Bölgenin tarhanaları konusunda çalışmalar yapan Slow Food Antalya’nın kurucusu Ezgi Dursun’a, köy, kasaba nerede hangi tarhana var? diye sordum. Ortaya lezzetli bir rota çıktı. Kaş’ın Gömbe köyünde tarhanaya kısır gibi, kuru soğan, domates, yeşil biber ve taze otlar ekleniyor. Korkuteli’nin Yelten köyünde ise, yoğurt yerine süt kesiği ve nohut mayası kullanılıyor. Elmalı, Söğle köyünde Göce Tarhanası, süzme keçi yoğurdu, nane ve soğan ile harmanlanıyor. Soğan, nane ve yeterli miktarda su odun ateşine oturtulmuş kazanlarda kaynatılıyor. Bu karışıma göce ekleniyor. Kapağı kapatılıp pilav gibi demleniyor. Soğuyunca üzerine süzme yoğurt ilave ediliyor. Bu karışım iri iri toplar halinde bezlerin üstüne serilip kurumaya bırakılıyor. Kurudukça daha da küçük parçalara ayrılarak kurutmaya devam ediliyor. Söğle de ayrıca, Honamlı Keçisi sütü ile yazdan hazırlanıp üzeri iç yağı ile kapatılarak muhafaza edilen, buzdolabına konmadan dahi 6 ay korunan Kış Yoğurdu var. Manavgat’a gelince ‘Koca Tarhanası’ çok meşhur ve bir o kadar da lezzetli.
Vegan tarhana
Yine Manavgat ve İbradı’da da rastlanan, muhtemelen dünyanın tek yoğurtsuz tarhanasına örnek, adeta vegan tarhana diyebileceğimiz ayrı bir tarhana türü olan Ekşi Tarhana var. İçeriği bile iştah uyandırıcı. Dağlarda kendiliğinden yetişen yabani bir tür olan çok ekşi erik, etli al biber, domates, yarma buğday ve fesleğen.

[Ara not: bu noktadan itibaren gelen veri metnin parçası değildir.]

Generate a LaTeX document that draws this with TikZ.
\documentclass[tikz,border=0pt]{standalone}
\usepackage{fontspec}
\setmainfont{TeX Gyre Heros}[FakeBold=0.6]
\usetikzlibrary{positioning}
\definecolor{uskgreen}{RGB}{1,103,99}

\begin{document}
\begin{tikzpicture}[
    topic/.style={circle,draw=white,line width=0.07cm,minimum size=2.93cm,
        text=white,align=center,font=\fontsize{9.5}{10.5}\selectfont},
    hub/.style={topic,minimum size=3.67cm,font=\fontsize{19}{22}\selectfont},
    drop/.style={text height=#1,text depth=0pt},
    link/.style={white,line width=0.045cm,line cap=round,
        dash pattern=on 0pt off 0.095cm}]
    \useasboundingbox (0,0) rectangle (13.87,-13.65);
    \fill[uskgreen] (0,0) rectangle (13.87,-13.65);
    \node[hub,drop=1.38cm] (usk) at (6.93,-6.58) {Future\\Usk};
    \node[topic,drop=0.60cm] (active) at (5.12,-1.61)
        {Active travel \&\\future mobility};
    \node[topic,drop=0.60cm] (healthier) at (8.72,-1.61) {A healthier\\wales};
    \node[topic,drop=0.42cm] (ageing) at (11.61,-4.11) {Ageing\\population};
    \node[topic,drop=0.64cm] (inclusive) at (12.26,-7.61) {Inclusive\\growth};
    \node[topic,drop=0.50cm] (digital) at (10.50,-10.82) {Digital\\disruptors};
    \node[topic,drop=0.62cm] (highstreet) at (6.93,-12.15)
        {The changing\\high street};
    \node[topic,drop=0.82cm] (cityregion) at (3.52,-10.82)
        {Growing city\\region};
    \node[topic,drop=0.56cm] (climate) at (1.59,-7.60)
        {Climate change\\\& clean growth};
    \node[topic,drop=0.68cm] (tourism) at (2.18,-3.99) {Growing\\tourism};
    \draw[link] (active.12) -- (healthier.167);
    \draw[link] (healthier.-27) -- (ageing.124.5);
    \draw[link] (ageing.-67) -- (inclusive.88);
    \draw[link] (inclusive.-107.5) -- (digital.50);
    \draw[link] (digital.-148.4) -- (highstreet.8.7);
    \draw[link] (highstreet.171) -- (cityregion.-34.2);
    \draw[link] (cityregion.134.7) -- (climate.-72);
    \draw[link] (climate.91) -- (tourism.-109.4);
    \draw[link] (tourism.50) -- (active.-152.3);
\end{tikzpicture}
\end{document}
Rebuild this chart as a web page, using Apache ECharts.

Yazımı, ödüllü, Topraktan Sofra’ya Sakarya Mutfağı kitabının yazarlarından akademisyen Kübra Sultan Yüzüncüyıl’dan aldığım Sakarya’nın Akyazı ilçesi Kumköprü Mahallesi’nde üretilen farklı bir salça (Kara Salça) tarifiyle bitirmek istiyorum. Eminim sonuçtan memnun kalacaksınız.
Kara Salça
Malzeme: *5 kg domates *4 adet acı yeşil biber *1 çay kaşığı tuz
Üstü için: *Yarım çay bardağı Ayçiçek yağı
Yapılışı: Domatesler yıkanır, ikiye kesilir tencereye konur. 2 su bardağı su eklenir, kaynamaya bırakılır. Domatesler piştikten sonra süzülür. Kevgirden geçen domatesin suyu atılmaz, bir kenarda tutulur. Süzülen domatesler robotla ezilir, salça haline getirilir ve tencereye konur. Orta ateşte pişirilen salçanın içine kenarda tutulan domates suyundan 2 su bardağı ilave edilir. Kıvam oturana kadar orta kısık ateşte kaynama işlemi devam eder. Bu işlem devam ederken acı biberler ince ince doğranır, tencerenin içine atılır ve tuz eklenir. Biberler salçayla özdeşleştiğinde ocak kapatılır. Biberli salça karışımı tepsiye dökülerek güneşin altına konulur. Tamamen koyu, katı bir form alana kadar tutulur. Ara ara tahta kaşıkla karıştırılır. Katılaştığında üstüne ayçiçeği yağı dökülür, hamur gibi yoğrulur. Kavanozlarda serin yerde muhafaza edilir. Buzlukta da saklanabilir.